6.3 The following shall apply to the relationship between Faru and the Customer: vis-à-vis the data subject, the Customer shall be responsible for the processing (including collection and use) of personal data, except to the extent that Faru is responsible for any claims of the data subject due to a breach of duty attributable to it. The Customer shall responsibly examine, process and respond to any enquiries, requests and claims of the data subject. This shall also apply in case of a claim against Faru by the data subject. Faru shall support the Customer within the scope of its duties.

6.4 Faru warrants that data of the Customer will be stored exclusively in the territory of the Federal Republic of Germany, in a member state of the European Union or in another contracting state of the Agreement on the European Economic Area, unless otherwise agreed.

7. RELEASE FROM LIABILITY

7.1 The Customer shall indemnify and hold Faru harmless from any and all claims of third parties based on infringements of rights, which are based on an unlawful use of the subject matter of the Service by the Customer or which are made with the Customer's approval. If the Customer recognizes or has to recognize that such an infringement is imminent, there is a duty to inform Faru immediately.

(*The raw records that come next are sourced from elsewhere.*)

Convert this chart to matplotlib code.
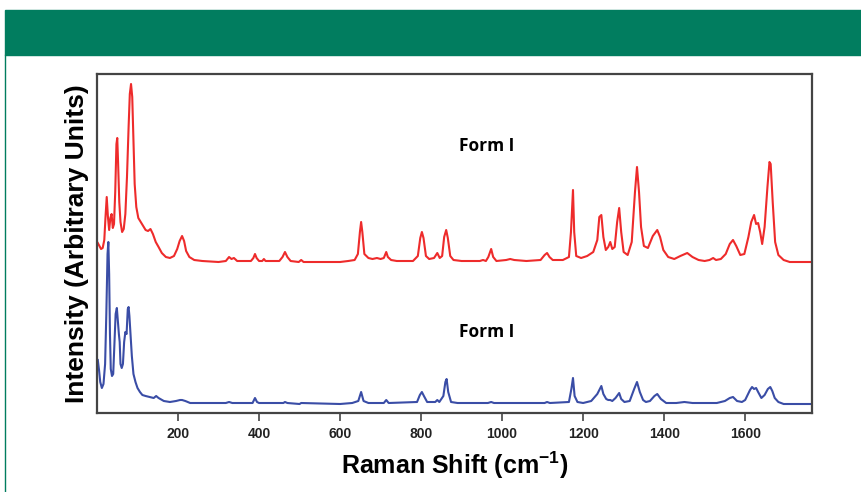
import numpy as np
import matplotlib.pyplot as plt
from matplotlib.patches import Rectangle
from matplotlib.lines import Line2D

plt.rcParams['mathtext.fontset'] = 'custom'
plt.rcParams['mathtext.rm'] = 'Liberation Sans'
plt.rcParams['mathtext.bf'] = 'Liberation Sans:bold'

# Raman spectra: (shift cm-1, intensity a.u.)
form_red = [
    (2, 19), (6, 16), (10, 13), (14, 14), (18, 22), (21, 45), (24, 65), (27, 45), (30, 32), (33, 44),
    (36, 48), (39, 34), (42, 38), (45, 70), (48, 118), (50, 124), (52, 100), (55, 60), (58, 40), (62, 30),
    (66, 33), (70, 48), (74, 85), (78, 135), (81, 168), (84, 178), (87, 165), (90, 120), (93, 78), (97, 55),
    (102, 44), (108, 40), (114, 36), (120, 32), (126, 31), (132, 33), (138, 28), (145, 20), (152, 15), (160, 9),
    (170, 5), (180, 4), (190, 6), (198, 13), (204, 21), (210, 26), (215, 21), (220, 11), (228, 5), (240, 2),
    (260, 1), (300, 0), (318, 1), (326, 5), (332, 3), (338, 4), (346, 1), (380, 1), (386, 4), (390, 8),
    (394, 4), (400, 1), (408, 1), (412, 3), (416, 1), (450, 1), (458, 5), (464, 10), (470, 5), (478, 1),
    (498, 0), (504, 2), (510, 0), (600, 0), (620, 1), (636, 2), (644, 8), (649, 30), (652, 40), (655, 30),
    (660, 8), (670, 4), (680, 3), (691, 4), (700, 3), (708, 4), (714, 10), (718, 5), (726, 2), (740, 1),
    (780, 1), (792, 6), (798, 24), (802, 30), (806, 24), (812, 6), (820, 3), (832, 4), (840, 9), (846, 4),
    (852, 6), (857, 25), (862, 32), (866, 24), (872, 6), (880, 2), (900, 1), (945, 1), (953, 2), (960, 1),
    (966, 5), (973, 13), (978, 5), (986, 1), (1010, 2), (1020, 3), (1030, 2), (1060, 1), (1095, 2), (1105, 7),
    (1111, 9), (1117, 5), (1125, 2), (1150, 2), (1165, 5), (1170, 30), (1175, 72), (1178, 30), (1183, 6), (1195, 4),
    (1210, 6), (1225, 10), (1235, 22), (1240, 45), (1245, 47), (1250, 25), (1256, 12), (1262, 15), (1267, 20), (1272, 13),
    (1278, 15), (1284, 40), (1289, 54), (1294, 30), (1300, 10), (1310, 7), (1320, 20), (1328, 70), (1333, 95), (1338, 70),
    (1343, 35), (1350, 16), (1360, 14), (1372, 26), (1383, 32), (1390, 25), (1398, 12), (1410, 5), (1425, 3), (1440, 6),
    (1457, 9), (1470, 5), (1485, 2), (1500, 1), (1512, 2), (1521, 4), (1528, 2), (1540, 3), (1552, 8), (1562, 18),
    (1570, 22), (1578, 16), (1588, 7), (1598, 8), (1608, 25), (1615, 40), (1622, 47), (1627, 38), (1632, 39), (1637, 30),
    (1642, 18), (1648, 35), (1655, 75), (1660, 100), (1663, 98), (1668, 60), (1674, 20), (1682, 7), (1695, 2), (1710, 0),
    (1765, 0),
]

form_blue = [
    (2, 44), (5, 34), (8, 22), (12, 16), (16, 20), (20, 40), (23, 90), (26, 150), (28, 162), (30, 130),
    (32, 70), (34, 35), (37, 28), (40, 30), (43, 60), (46, 90), (49, 96), (52, 80), (54, 70), (56, 62),
    (58, 40), (61, 36), (64, 40), (67, 62), (70, 72), (73, 70), (76, 95), (78, 97), (80, 88), (83, 68),
    (86, 48), (90, 30), (95, 22), (100, 16), (106, 12), (112, 9), (120, 8), (130, 7), (140, 6), (146, 8),
    (152, 6), (165, 3), (180, 2), (195, 3), (205, 4), (210, 4), (218, 3), (230, 1), (260, 1), (318, 1),
    (326, 2), (334, 1), (384, 1), (390, 6), (395, 2), (400, 1), (460, 1), (464, 2), (470, 1), (500, 0),
    (504, 1), (600, 0), (630, 1), (645, 3), (652, 12), (658, 3), (670, 1), (708, 1), (714, 4), (720, 1),
    (790, 2), (797, 9), (802, 12), (807, 8), (815, 2), (835, 2), (840, 4), (845, 2), (855, 8), (860, 22),
    (863, 25), (867, 12), (874, 2), (890, 1), (965, 1), (973, 2), (980, 1), (1105, 1), (1111, 2), (1118, 1),
    (1165, 2), (1171, 15), (1175, 26), (1179, 8), (1186, 2), (1200, 1), (1220, 3), (1235, 10), (1245, 18), (1250, 10),
    (1257, 5), (1262, 4), (1267, 4), (1272, 3), (1280, 6), (1289, 11), (1294, 5), (1302, 2), (1315, 3), (1326, 15),
    (1333, 22), (1340, 12), (1348, 4), (1355, 2), (1365, 3), (1376, 8), (1383, 10), (1392, 5), (1405, 1), (1430, 1),
    (1450, 2), (1470, 1), (1530, 1), (1550, 3), (1562, 6), (1570, 7), (1580, 3), (1592, 2), (1600, 4), (1612, 14),
    (1617, 17), (1622, 15), (1627, 16), (1632, 12), (1640, 6), (1648, 9), (1656, 15), (1662, 17), (1667, 13), (1673, 6),
    (1682, 2), (1695, 0), (1765, 0),
]

labels = ["Form I", "Form I"]
xticks = [200, 400, 600, 800, 1000, 1200, 1400, 1600]

W, H = 862, 492
fig = plt.figure(figsize=(W / 100, H / 100), dpi=100)

# green header band and thin left rule
fig.patches.append(Rectangle((5 / W, 1 - 55 / H), 1 - 5 / W, 45 / H,
                             transform=fig.transFigure, color="#017D5F", zorder=0))
fig.lines.append(Line2D([5.5 / W, 5.5 / W], [0, 1 - 55 / H], transform=fig.transFigure,
                        color="#017D5F", lw=1.0))

ax = fig.add_axes([97 / W, (H - 413) / H, 715 / W, 339 / H])

red = np.array(form_red, dtype=float)
blue = np.array(form_blue, dtype=float)
off_red, off_blue = 151, 9
ax.plot(red[:, 0], red[:, 1] + off_red, color="#EE2B2B", lw=1.5)
ax.plot(blue[:, 0], blue[:, 1] + off_blue, color="#3A4DA6", lw=1.5)

ax.set_xlim(0, 1765)
ax.set_ylim(0, 339)
ax.set_yticks([])
ax.set_xticks(xticks)
ax.set_xticklabels([str(t) for t in xticks], fontfamily="Liberation Sans",
                   fontweight="bold", fontsize=10, color="#222222")
ax.tick_params(axis="x", direction="out", length=6, width=1.2, color="#444444", pad=4)
for s in ax.spines.values():
    s.set_color("#444444")
    s.set_linewidth(1.6)

ax.text(963, 267, labels[0], fontfamily="Open Sans", fontweight="bold", fontsize=12.5,
        ha="center", va="center")
ax.text(963, 81, labels[1], fontfamily="Open Sans", fontweight="bold", fontsize=12.5,
        ha="center", va="center")

ax.set_ylabel("Intensity (Arbitrary Units)", fontfamily="Liberation Sans", fontweight="bold",
              fontsize=19, labelpad=6)
ax.set_xlabel("Raman Shift (cm$^{\\mathbf{-1}}$)", fontfamily="Liberation Sans",
              fontweight="bold", fontsize=18, labelpad=6)

fig.savefig("out.png", dpi=100)
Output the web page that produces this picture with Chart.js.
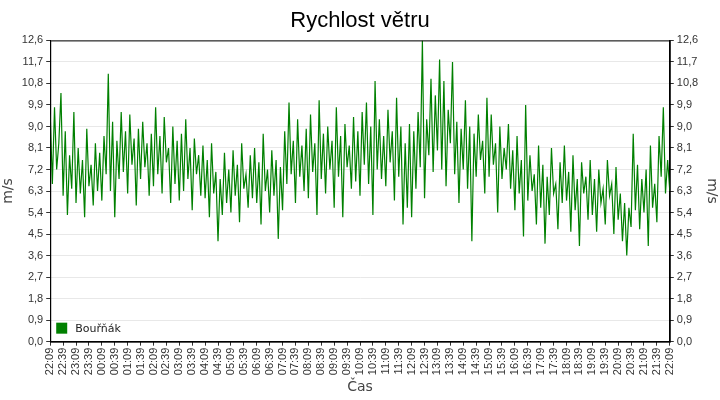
<!DOCTYPE html>
<html><head><meta charset="utf-8">
<script src="https://cdn.jsdelivr.net/npm/chart.js@4/dist/chart.umd.min.js"></script>
<style>body{margin:0;background:#fff}#w{width:720px;height:400px}</style>
</head><body><div id="w"><canvas id="c"></canvas></div>
<script>
const seriesName = "Bouřňák";
const stepMinutes = 5;
const speeds = [
9.5,6.6,9.8,7.2,8.3,10.4,6.1,8.8,5.3,7.8,6.4,9.6,
5.8,8.1,6.2,7.6,5.2,8.9,6.5,7.4,5.7,8.3,6.3,7.9,
5.9,8.6,7.0,11.2,6.3,9.2,5.2,8.4,6.8,9.6,7.1,8.8,
6.2,9.5,7.4,8.5,5.7,8.9,6.8,9.2,7.3,8.3,6.1,8.7,
6.5,9.8,7.0,8.6,6.2,9.4,7.5,8.1,5.8,9.0,6.6,8.4,
5.9,8.7,6.3,9.3,6.8,8.1,5.5,8.5,7.0,7.8,6.1,8.2,
6.0,7.6,5.2,8.3,6.2,7.1,4.2,6.8,5.3,7.9,5.8,7.2,
5.4,8.0,6.1,7.4,5.0,8.3,6.4,7.0,5.6,7.8,6.0,8.1,
5.8,7.5,4.9,8.7,6.3,7.2,5.4,8.0,6.1,7.6,4.3,7.3,
5.5,8.8,6.6,10.0,7.0,8.4,5.8,9.3,6.9,8.2,6.3,8.9,
6.0,9.5,7.1,8.3,5.3,10.1,6.8,8.7,6.2,9.0,7.2,8.4,
5.6,9.8,6.9,8.6,5.2,9.1,7.3,8.2,6.4,9.4,6.7,8.8,
6.1,9.6,7.4,10.0,6.6,9.0,5.3,10.9,7.2,9.3,6.8,8.6,
6.5,9.7,7.5,8.8,5.9,10.2,6.9,9.0,4.9,8.3,5.6,9.1,
5.2,8.8,6.4,9.6,7.3,12.6,6.0,9.3,7.8,11.0,7.1,10.3,
8.0,11.8,7.2,10.9,6.5,9.7,8.3,11.7,7.0,9.2,5.8,8.9,
7.2,10.1,6.4,9.0,4.2,8.7,6.9,9.5,7.6,8.4,6.2,10.2,
6.9,9.5,7.4,8.3,5.4,9.0,6.8,8.1,7.2,9.1,6.4,8.0,
5.5,8.6,6.2,7.6,4.4,9.9,5.9,7.8,6.3,7.0,4.9,8.2,
5.6,7.4,4.1,6.9,5.3,8.1,6.2,6.6,4.7,7.5,5.8,8.2,
5.9,7.1,4.6,7.8,5.5,6.8,4.0,7.5,6.2,6.9,5.1,7.6,
5.3,6.8,4.6,7.2,5.8,6.4,4.9,7.6,6.1,6.6,4.5,7.3,
5.1,6.2,4.2,5.8,3.6,5.6,4.8,8.7,5.5,7.4,4.7,6.8,
5.4,7.2,4.0,8.2,5.6,6.6,5.0,8.6,6.9,9.8,6.2,7.6,
6.3];
const timeLabels = ["22:09","22:39","23:09","23:39","00:09","00:39","01:09","01:39","02:09","02:39","03:09","03:39","04:09","04:39","05:09","05:39","06:09","06:39","07:09","07:39","08:09","08:39","09:09","09:39","10:09","10:39","11:09","11:39","12:09","12:39","13:09","13:39","14:09","14:39","15:09","15:39","16:09","16:39","17:09","17:39","18:09","18:39","19:09","19:39","20:09","20:39","21:09","21:39","22:09"];

const pts = speeds.map((v,i)=>({x:i*stepMinutes,y:v}));
const F = "'Liberation Sans', Arial, sans-serif";
const FD = "'DejaVu Sans', sans-serif";
const yFmt = v => v.toFixed(1).replace('.',',');
const yAxis = (pos) => ({
  position:pos, min:0, max:12.6,
  afterBuildTicks: s => { s.ticks = []; for(let i=0;i<=14;i++) s.ticks.push({value:+(i*0.9).toFixed(1)}); },
  ticks:{callback:yFmt, color:'#333', font:{family:F,size:11}, padding:3},
  grid:{color:'#e8e8e8', drawOnChartArea: pos==='left', tickColor:'#333', tickLength:4},
  border:{color:'#000', width:1},
  title:{display:true, text:'m/s', color:'#444', font:{family:FD,size:14}, padding:{top:0,bottom:2}}
});
const legendPlugin = {
  id:'lg',
  afterDraw(ch){
    const c=ch.ctx, a=ch.chartArea;
    c.save();
    c.fillStyle='#008000'; c.fillRect(a.left+6, a.bottom-19, 11, 11);
    c.fillStyle='#222'; c.font="11px "+FD; c.textBaseline='middle';
    c.fillText(seriesName, a.left+25, a.bottom-13);
    c.strokeStyle='#000'; c.lineWidth=1;
    c.strokeRect(a.left+0.5,a.top+0.5,a.right-a.left,a.bottom-a.top);
    c.restore();
  }
};
new Chart(document.getElementById('c'),{
  type:'line',
  data:{datasets:[{label:seriesName,data:pts,borderColor:'#008000',borderWidth:1.2,pointRadius:0,tension:0,fill:false}]},
  options:{
    responsive:true, maintainAspectRatio:false, animation:false,
    layout:{padding:{top:0,right:0,left:0,bottom:4}},
    plugins:{legend:{display:false},tooltip:{enabled:false},
      title:{display:true,text:'Rychlost větru',color:'#000',font:{family:F,size:22,weight:'normal'},padding:{top:8,bottom:6}}},
    scales:{
      x:{type:'linear',min:0,max:1440,
        afterBuildTicks: s => { s.ticks = timeLabels.map((t,i)=>({value:i*30})); },
        ticks:{callback:(v)=>timeLabels[Math.round(v/30)], maxRotation:90, minRotation:90, autoSkip:false, color:'#333', font:{family:F,size:11}, padding:2},
        grid:{drawOnChartArea:false, tickColor:'#333', tickLength:4},
        border:{color:'#000'},
        title:{display:true,text:'Čas',color:'#444',font:{family:FD,size:14},padding:{top:2,bottom:0}}},
      y:yAxis('left'),
      y2:yAxis('right')
    }
  },
  plugins:[legendPlugin]
});
</script></body></html>
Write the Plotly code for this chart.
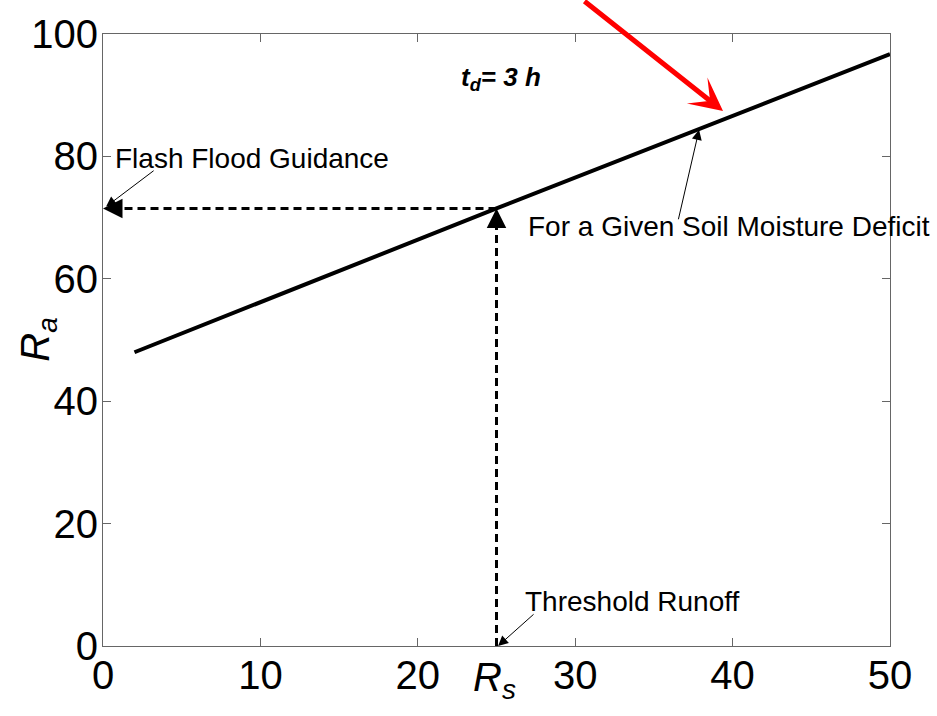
import plotly.graph_objects as go

# Rainfall (Ra) needed for a given surface runoff (Rs), duration t_d = 3 h
rs_curve = [2, 25, 50]
ra_curve = [48.0, 71.5, 96.7]

# Threshold runoff and the resulting flash flood guidance
threshold_rs = 25
guidance_ra = 71.5

x_ticks = [0, 10, 20, 30, 40, 50]
y_ticks = [0, 20, 40, 60, 80, 100]

FONT = "Liberation Sans, Arial, sans-serif"

fig = go.Figure()

# Rainfall-runoff curve
fig.add_trace(go.Scatter(x=rs_curve, y=ra_curve, mode="lines",
                         line=dict(color="black", width=4), showlegend=False,
                         hoverinfo="skip"))

# Dashed construction lines: threshold runoff up to the curve, then across to Ra
fig.add_trace(go.Scatter(x=[threshold_rs, threshold_rs], y=[0, guidance_ra - 2.5],
                         mode="lines", line=dict(color="black", width=3, dash="8px,5px"),
                         showlegend=False, hoverinfo="skip"))
fig.add_trace(go.Scatter(x=[threshold_rs, 1.0], y=[guidance_ra, guidance_ra],
                         mode="lines", line=dict(color="black", width=3, dash="8px,5px"),
                         showlegend=False, hoverinfo="skip"))

ann = []
# Heads of the dashed arrows
ann.append(dict(x=threshold_rs, y=guidance_ra, ax=threshold_rs, ay=guidance_ra - 3,
                xref="x", yref="y", axref="x", ayref="y", text="", showarrow=True,
                arrowhead=2, arrowwidth=3, arrowsize=1.3, arrowcolor="black"))
ann.append(dict(x=0, y=guidance_ra, ax=1.2, ay=guidance_ra,
                xref="x", yref="y", axref="x", ayref="y", text="", showarrow=True,
                arrowhead=2, arrowwidth=3, arrowsize=1.3, arrowcolor="black"))

# Thin pointer arrows
ann.append(dict(x=0.2, y=guidance_ra + 0.3, ax=49, ay=-37, xref="x", yref="y",
                text="", showarrow=True, arrowhead=2, arrowwidth=1, arrowsize=2,
                arrowcolor="black"))
ann.append(dict(x=threshold_rs + 0.1, y=0, ax=37, ay=-33, xref="x", yref="y",
                text="", showarrow=True, arrowhead=2, arrowwidth=1, arrowsize=2,
                arrowcolor="black"))
ann.append(dict(x=37.87, y=84.35, ax=-21, ay=91, xref="x", yref="y",
                text="", showarrow=True, arrowhead=2, arrowwidth=1, arrowsize=2,
                arrowcolor="black"))

# Red highlight arrow pointing at the curve
ann.append(dict(x=39.39, y=87.42, ax=-140, ay=-113, xref="x", yref="y",
                text="", showarrow=True, arrowhead=3, arrowwidth=5, arrowsize=1.1,
                arrowcolor="#ff0000"))

# Labels
lab = dict(family=FONT, size=28, color="black")
ann.append(dict(x=0.64, y=79.7, xref="x", yref="y", text="Flash Flood Guidance",
                showarrow=False, xanchor="left", yanchor="middle", font=lab))
ann.append(dict(x=26.87, y=68.5, xref="x", yref="y",
                text="For a Given Soil Moisture Deficit",
                showarrow=False, xanchor="left", yanchor="middle", font=lab))
ann.append(dict(x=26.7, y=7.3, xref="x", yref="y", text="Threshold Runoff",
                showarrow=False, xanchor="left", yanchor="middle", font=lab))
ann.append(dict(x=25.3, y=92.8, xref="x", yref="y",
                text="<b><i>t<sub>d</sub>= 3 h</i></b>",
                showarrow=False, xanchor="center", yanchor="middle",
                font=dict(family=FONT, size=26, color="black")))

# Axis titles
ttl = dict(family=FONT, size=40, color="black")
ann.append(dict(x=0.497, y=-0.055, xref="paper", yref="paper",
                text="<i>R</i><sub><i>s</i></sub>", showarrow=False,
                xanchor="center", yanchor="middle", font=ttl))
ann.append(dict(x=-0.083, y=0.5, xref="paper", yref="paper",
                text="<i>R</i><sub><i>a</i></sub>", showarrow=False, textangle=-90,
                xanchor="center", yanchor="middle", font=ttl))

axis_common = dict(showline=True, linecolor="#666666", linewidth=1, mirror="ticks",
                   ticks="inside", ticklen=8, tickcolor="#666666", tickwidth=1,
                   showgrid=False, zeroline=False,
                   tickfont=dict(family=FONT, size=40, color="black"))

fig.update_layout(
    width=937, height=716,
    margin=dict(l=103, r=47, t=26, b=70, pad=0),
    paper_bgcolor="white", plot_bgcolor="white",
    xaxis=dict(range=[0, 50], tickvals=x_ticks, ticktext=[str(v) for v in x_ticks],
               ticklabelstandoff=-6, **axis_common),
    yaxis=dict(range=[0, 100], tickvals=y_ticks, ticktext=[str(v) for v in y_ticks],
               ticklabelstandoff=-4, **axis_common),
    annotations=ann,
    showlegend=False,
)

fig.write_html("out.html")
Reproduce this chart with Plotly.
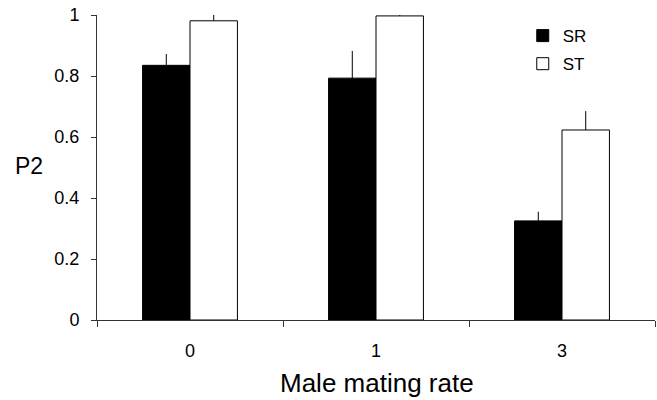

7.2 Faru may revoke the Customer's access authorization if the Customer significantly exceeds the use permitted to him or violates regulations for the protection against unauthorized use. The Provider's claim for remuneration for the use exceeding the agreed use remains unaffected.

7.3 For each case in which a contractual service is used without authorisation in the customer's area of responsibility, the customer shall pay damages in the amount of the usage fee. The Customer reserves the right to prove that the Customer is not responsible for the unauthorised use or that there is no damage or a significantly lower damage. Faru shall be entitled to claim further damages.

8. DUTY OF THE CUSTOMER TO NOTIFY

8.1 The Customer is obliged to notify Faru immediately and as precisely as possible of any functional failures, malfunctions or impairments of the Services.

9. UPDATES

9.1 There is no obligation to provide updates. However, Faru may, at its sole discretion, provide updated versions of the Services or improvements to the Services. Faru shall inform the Customer about updated versions and corresponding usage instructions electronically and make them available accordingly.

10. LIMITATION OF LIABILITY

10.1 Faru shall be liable for damages of the Customer caused by intentional or grossly negligent conduct of Faru, for personal injuries and damages according to the Product Liability Act in accordance with the statutory provisions. This shall also apply to damages caused by Faru's vicarious agents.

10.2 In case of ordinary negligence, Faru shall only be liable
a) for damages resulting from injury to life, body or health,
b) for damages resulting from the breach of an essential contractual obligation (obligation, the fulfilment of which enables the proper performance of the contract in the first place and the observance of which the contracting party regularly relies on and may rely on); in this case, however, Faru's liability shall be limited to the compensation of the foreseeable, typically occurring damage.

10.3 In all other respects, Faru's liability shall be excluded.

11. WARRANTY

11.1 In case of a material defect, Faru satisfies the obligation of supplementary performance by providing updates.

11.2 In case of an only insignificant reduction of the suitability of the services for the contractual use, the Customer shall not have any claims due to defects.

§ 12 FINAL PROVISIONS

12.1 The law of the Federal Republic of Germany shall apply to the exclusion of the UN Convention on Contracts for the International Sale of Goods. The authoritative version of these General Terms and Conditions is the version available in German.

12.2 If the Customer is a merchant, a legal entity under public law or a special fund under public law, the place of performance and jurisdiction for all disputes arising from contractual relationships between the Customer and Faru shall be Faru's registered office.